Chest wall oscillation is when devices are used in airway clearance therapy to clear excess mucus from lung airways (bronchi and bronchioles). It is principally used in the treatment of cystic fibrosis, but is gaining use in the treatment of other diseases, such as bronchiectasis, COPD, cerebral palsy and muscular dystrophy, in which excessive mucus can block airways due to excessive production or impaired clearance.

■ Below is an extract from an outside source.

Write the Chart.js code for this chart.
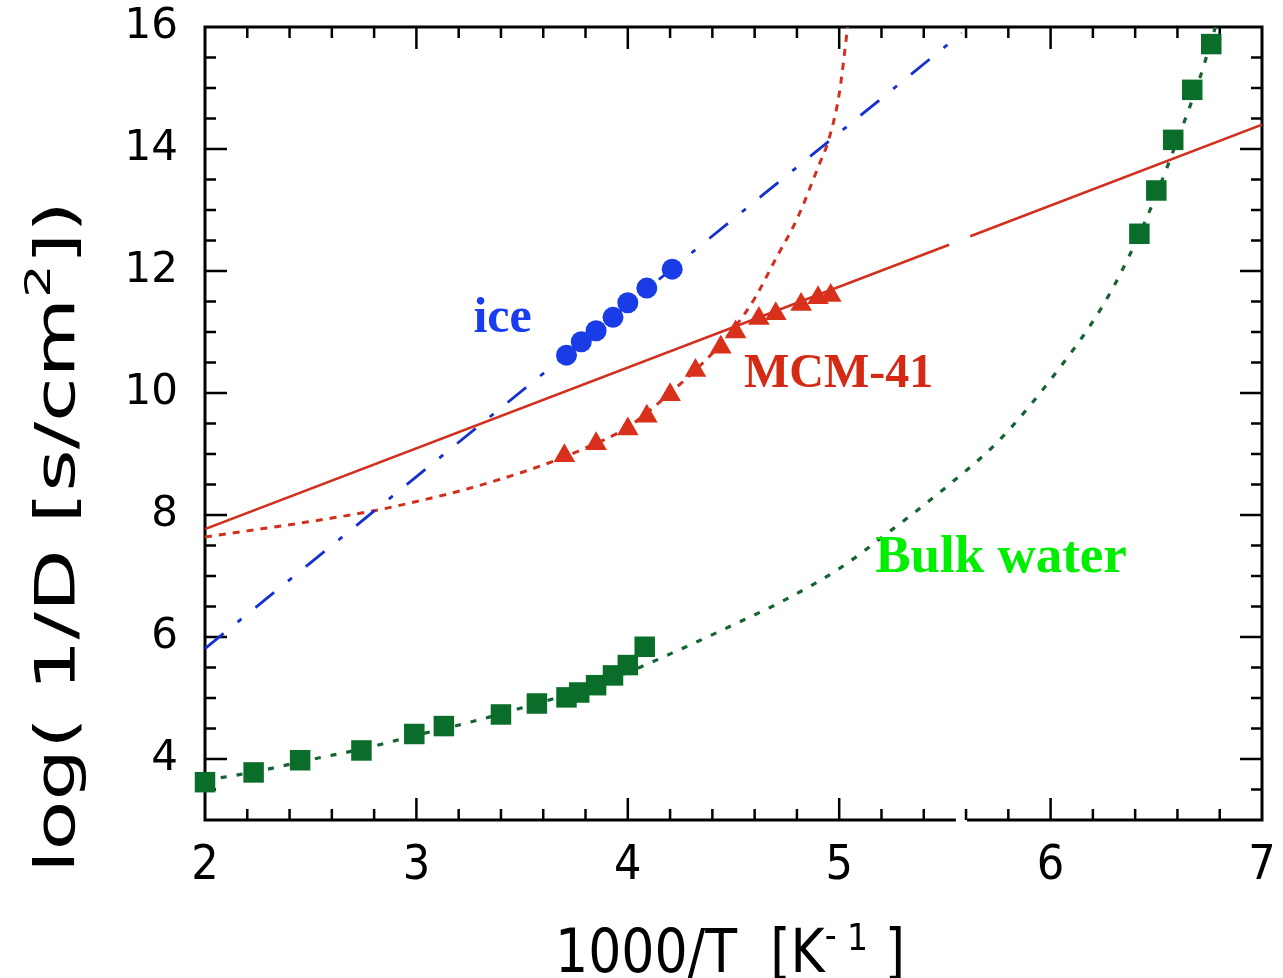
<!DOCTYPE html>
<html>
<head>
<meta charset="utf-8">
<title>log(1/D) x 1000/T</title>
<script src="https://cdn.jsdelivr.net/npm/chart.js@4.4.1/dist/chart.umd.min.js"></script>
<style>
  html, body { margin: 0; padding: 0; background: #fff; }
  #caixa { width: 1283px; height: 978px; }
</style>
</head>
<body>
<div id="caixa"><canvas id="grafico"></canvas></div>
<script>
// --- Dados ---

// Eixos
const xTicks = [2, 3, 4, 5, 6, 7];
const yTicks = [4, 6, 8, 10, 12, 14, 16];

// Gelo (círculos) e reta ajustada
const iceX = [3.71, 3.78, 3.85, 3.93, 4.00, 4.09, 4.21];
const iceY = [10.62, 10.84, 11.02, 11.24, 11.48, 11.72, 12.03];
const iceFitX = [2.00, 5.58];
const iceFitY = [5.81, 15.90];

// MCM-41 (triângulos)
const mcmX = [3.70, 3.85, 4.00, 4.09, 4.20, 4.32, 4.44, 4.51, 4.62, 4.70, 4.82, 4.90, 4.96];
const mcmY = [8.97, 9.17, 9.41, 9.62, 9.97, 10.37, 10.75, 11.00, 11.22, 11.30, 11.45, 11.56, 11.60];

// Reta contínua do MCM-41 (null = corte do eixo)
const mcmLineX = [2.00, 5.52, 5.57, 5.62, 7.00];
const mcmLineY = [7.77, 12.43, null, 12.57, 14.40];

// Curva pontilhada do MCM-41
const mcmFitX = [2.0, 2.2, 2.4, 2.6, 2.8, 3.0, 3.2, 3.4, 3.6, 3.8, 4.0, 4.2, 4.4, 4.5, 4.6, 4.7, 4.8, 4.9, 4.95, 5.0, 5.04];
const mcmFitY = [7.64, 7.74, 7.84, 7.95, 8.07, 8.22, 8.39, 8.59, 8.82, 9.10, 9.44, 10.00, 10.65, 11.05, 11.55, 12.20, 12.85, 13.70, 14.15, 14.90, 16.00];

// Água bulk (quadrados)
const bulkX = [2.00, 2.23, 2.45, 2.74, 2.99, 3.13, 3.40, 3.57, 3.71, 3.77, 3.85, 3.93, 4.00, 4.08, 6.42, 6.50, 6.58, 6.67, 6.76];
const bulkY = [3.62, 3.78, 3.98, 4.14, 4.41, 4.54, 4.73, 4.91, 5.01, 5.09, 5.21, 5.37, 5.54, 5.84, 12.61, 13.32, 14.15, 14.97, 15.72];

// Curva pontilhada da água bulk
const bulkFitX = [2.00, 2.25, 2.50, 2.75, 3.00, 3.25, 3.50, 3.75, 4.00, 4.25, 4.50, 4.75, 5.00, 5.25, 5.50, 5.75, 6.00, 6.25, 6.40, 6.50, 6.60, 6.70, 6.78];
const bulkFitY = [3.65, 3.80, 3.99, 4.17, 4.39, 4.60, 4.84, 5.10, 5.42, 5.80, 6.20, 6.62, 7.12, 7.76, 8.44, 9.20, 10.22, 11.45, 12.45, 13.25, 14.15, 15.10, 16.00];

// --- Funções auxiliares ---

const pontos = (xs, ys) => xs.map((x, i) => ({ x: x, y: ys[i] }));

const NARROW = "'Liberation Sans Narrow', 'DejaVu Sans Condensed', 'Liberation Sans', sans-serif";
const SERIF = "'Liberation Serif', 'DejaVu Serif', serif";

// Desenha um texto com partes sobrescritas, centrado em (0,0) e comprimido até a largura pedida
function desenharPartes(ctx, partes, larguraAlvo) {
    let total = 0;
    partes.forEach(p => {
        ctx.font = p.font;
        p.w = ctx.measureText(p.t).width;
        total += p.w;
    });
    ctx.scale(larguraAlvo / total, 1);
    let cx = -total / 2;
    partes.forEach(p => {
        ctx.font = p.font;
        ctx.fillText(p.t, cx, -(p.sobe || 0));
        cx += p.w;
    });
}

// Moldura com marcas para dentro nos quatro lados e o corte no eixo de baixo
const moldura = {
    id: 'moldura',
    beforeDatasetsDraw(chart) {
        const { ctx, chartArea: a, scales: { x, y } } = chart;
        const c0 = x.getPixelForValue(5.545);
        const c1 = x.getPixelForValue(5.612);
        ctx.save();
        ctx.strokeStyle = '#000';
        ctx.lineWidth = 3;
        ctx.lineCap = 'square';
        ctx.beginPath();
        ctx.moveTo(c0, a.bottom);
        ctx.lineTo(a.left, a.bottom);
        ctx.lineTo(a.left, a.top);
        ctx.lineTo(a.right, a.top);
        ctx.lineTo(a.right, a.bottom);
        ctx.lineTo(c1, a.bottom);
        ctx.stroke();

        ctx.lineWidth = 2.5;
        ctx.lineCap = 'butt';
        ctx.beginPath();
        for (let k = 1; k < 25; k++) {
            const px = x.getPixelForValue(2 + k * 0.2);
            const len = k % 5 === 0 ? 22 : 11;
            ctx.moveTo(px, a.bottom); ctx.lineTo(px, a.bottom - len);
            ctx.moveTo(px, a.top); ctx.lineTo(px, a.top + len);
        }
        for (let k = 1; k < 26; k++) {
            const v = 3 + k * 0.5;
            const py = y.getPixelForValue(v);
            const len = v % 2 === 0 ? 22 : 11;
            ctx.moveTo(a.left, py); ctx.lineTo(a.left + len, py);
            ctx.moveTo(a.right, py); ctx.lineTo(a.right - len, py);
        }
        ctx.stroke();
        ctx.restore();
    }
};

// Nomes das curvas e títulos dos eixos
const anotacoes = [
    { texto: 'ice', x: 3.27, y: 11.0, cor: '#1a3cf0', tam: 50 },
    { texto: 'MCM-41', x: 4.55, y: 10.10, cor: '#d42a14', tam: 48 },
    { texto: 'Bulk water', x: 5.17, y: 7.07, cor: '#00ee00', tam: 53 }
];

const textos = {
    id: 'textos',
    afterDatasetsDraw(chart) {
        const { ctx, scales: { x, y } } = chart;
        ctx.save();
        ctx.textAlign = 'left';
        ctx.textBaseline = 'alphabetic';
        anotacoes.forEach(a => {
            ctx.fillStyle = a.cor;
            ctx.font = `bold ${a.tam}px ${SERIF}`;
            ctx.fillText(a.texto, x.getPixelForValue(a.x), y.getPixelForValue(a.y));
        });

        ctx.fillStyle = '#000';
        // título do eixo x
        ctx.save();
        ctx.translate(730, 972);
        desenharPartes(ctx, [
            { t: '1000/T  [K', font: `60px ${NARROW}` },
            { t: '-', font: `38px ${NARROW}`, sobe: 24 },
            { t: ' 1', font: `38px ${NARROW}`, sobe: 22 },
            { t: ' ]', font: `60px ${NARROW}` }
        ], 350);
        ctx.restore();

        // título do eixo y
        ctx.save();
        ctx.translate(74, 537);
        ctx.rotate(-Math.PI / 2);
        desenharPartes(ctx, [
            { t: 'log( 1/D [s/cm', font: `56px ${NARROW}` },
            { t: '2', font: `36px ${NARROW}`, sobe: 24 },
            { t: '])', font: `56px ${NARROW}` }
        ], 672);
        ctx.restore();
        ctx.restore();
    }
};

// --- Gráfico ---
const ctx = document.getElementById('grafico').getContext('2d');

new Chart(ctx, {
    type: 'scatter',
    data: {
        datasets: [
            {
                label: 'ice',
                data: pontos(iceX, iceY),
                pointStyle: 'circle',
                pointRadius: 10.5,
                pointBorderWidth: 0,
                backgroundColor: '#1a3ce6',
                clip: false
            },
            {
                label: 'MCM-41',
                data: pontos(mcmX, mcmY),
                pointStyle: 'triangle',
                pointRadius: 12.5,
                pointBorderWidth: 0,
                backgroundColor: '#d8301a',
                clip: false
            },
            {
                label: 'Bulk water',
                data: pontos(bulkX, bulkY),
                pointStyle: 'rect',
                pointRadius: 14.5,
                pointBorderWidth: 0,
                backgroundColor: '#0a6e2a',
                clip: false
            },
            {
                label: 'ice fit',
                data: pontos(iceFitX, iceFitY),
                showLine: true,
                pointRadius: 0,
                borderColor: '#1430d0',
                borderWidth: 2.8,
                borderDash: [24, 18, 5, 18]
            },
            {
                label: 'MCM-41 line',
                data: pontos(mcmLineX, mcmLineY),
                showLine: true,
                spanGaps: false,
                pointRadius: 0,
                borderColor: '#d2301e',
                borderWidth: 2.6
            },
            {
                label: 'MCM-41 fit',
                data: pontos(mcmFitX, mcmFitY),
                showLine: true,
                cubicInterpolationMode: 'monotone',
                pointRadius: 0,
                borderColor: '#d2301e',
                borderWidth: 3,
                borderDash: [7, 7]
            },
            {
                label: 'Bulk water fit',
                data: pontos(bulkFitX, bulkFitY),
                showLine: true,
                cubicInterpolationMode: 'monotone',
                pointRadius: 0,
                borderColor: '#146432',
                borderWidth: 3.2,
                borderDash: [6, 10]
            }
        ]
    },
    options: {
        responsive: true,
        maintainAspectRatio: false,
        animation: false,
        events: [],
        layout: { padding: { top: 27, right: 21, left: 0, bottom: 0 } },
        plugins: {
            legend: { display: false },
            tooltip: { enabled: false }
        },
        scales: {
            x: {
                type: 'linear',
                min: 2,
                max: 7,
                grid: { display: false, drawTicks: false },
                border: { display: false },
                afterBuildTicks: s => { s.ticks = xTicks.map(v => ({ value: v })); },
                // altura fixa e sem folga extra para os rótulos das pontas
                afterFit: s => { s.height = 158; s.paddingLeft = 0; s.paddingRight = 0; },
                ticks: {
                    padding: 18,
                    color: '#000',
                    font: { family: NARROW, size: 48 }
                }
            },
            y: {
                type: 'linear',
                min: 3,
                max: 16,
                grid: { display: false, drawTicks: false },
                border: { display: false },
                afterBuildTicks: s => { s.ticks = yTicks.map(v => ({ value: v })); },
                afterFit: s => { s.width = 205; s.paddingTop = 0; s.paddingBottom = 0; },
                ticks: {
                    padding: 27,
                    color: '#000',
                    font: { family: "'DejaVu Sans', sans-serif", size: 42 }
                }
            }
        }
    },
    plugins: [moldura, textos]
});
</script>
</body>
</html>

This "passive system" is not dependent on the effort of the patient. It uses a compressor to inflate and deflate the vest rhythmically at timed intervals and thus imposes high frequency chest wall oscillations (HFCWO) that are transferred to the lungs. These oscillations thin thixotropic airway mucus, facilitating its removal by coughing. Delivery of air to the vest can be controlled manually.

==History==
The Vest system was developed by Warren Warwick, a pediatrician and cystic fibrosis expert, and Leland Hansen MPH, a senior scientist at the University of Minnesota, which licensed the product to American Biosystems in 1988. It is the original High Frequency Chest Wall Oscillation Device by Advanced Respiratory, Inc (ARI), formerly American Biosystems, Inc., in Saint Paul, Minnesota, United States of America. In 2003, Hillrom acquired ARI.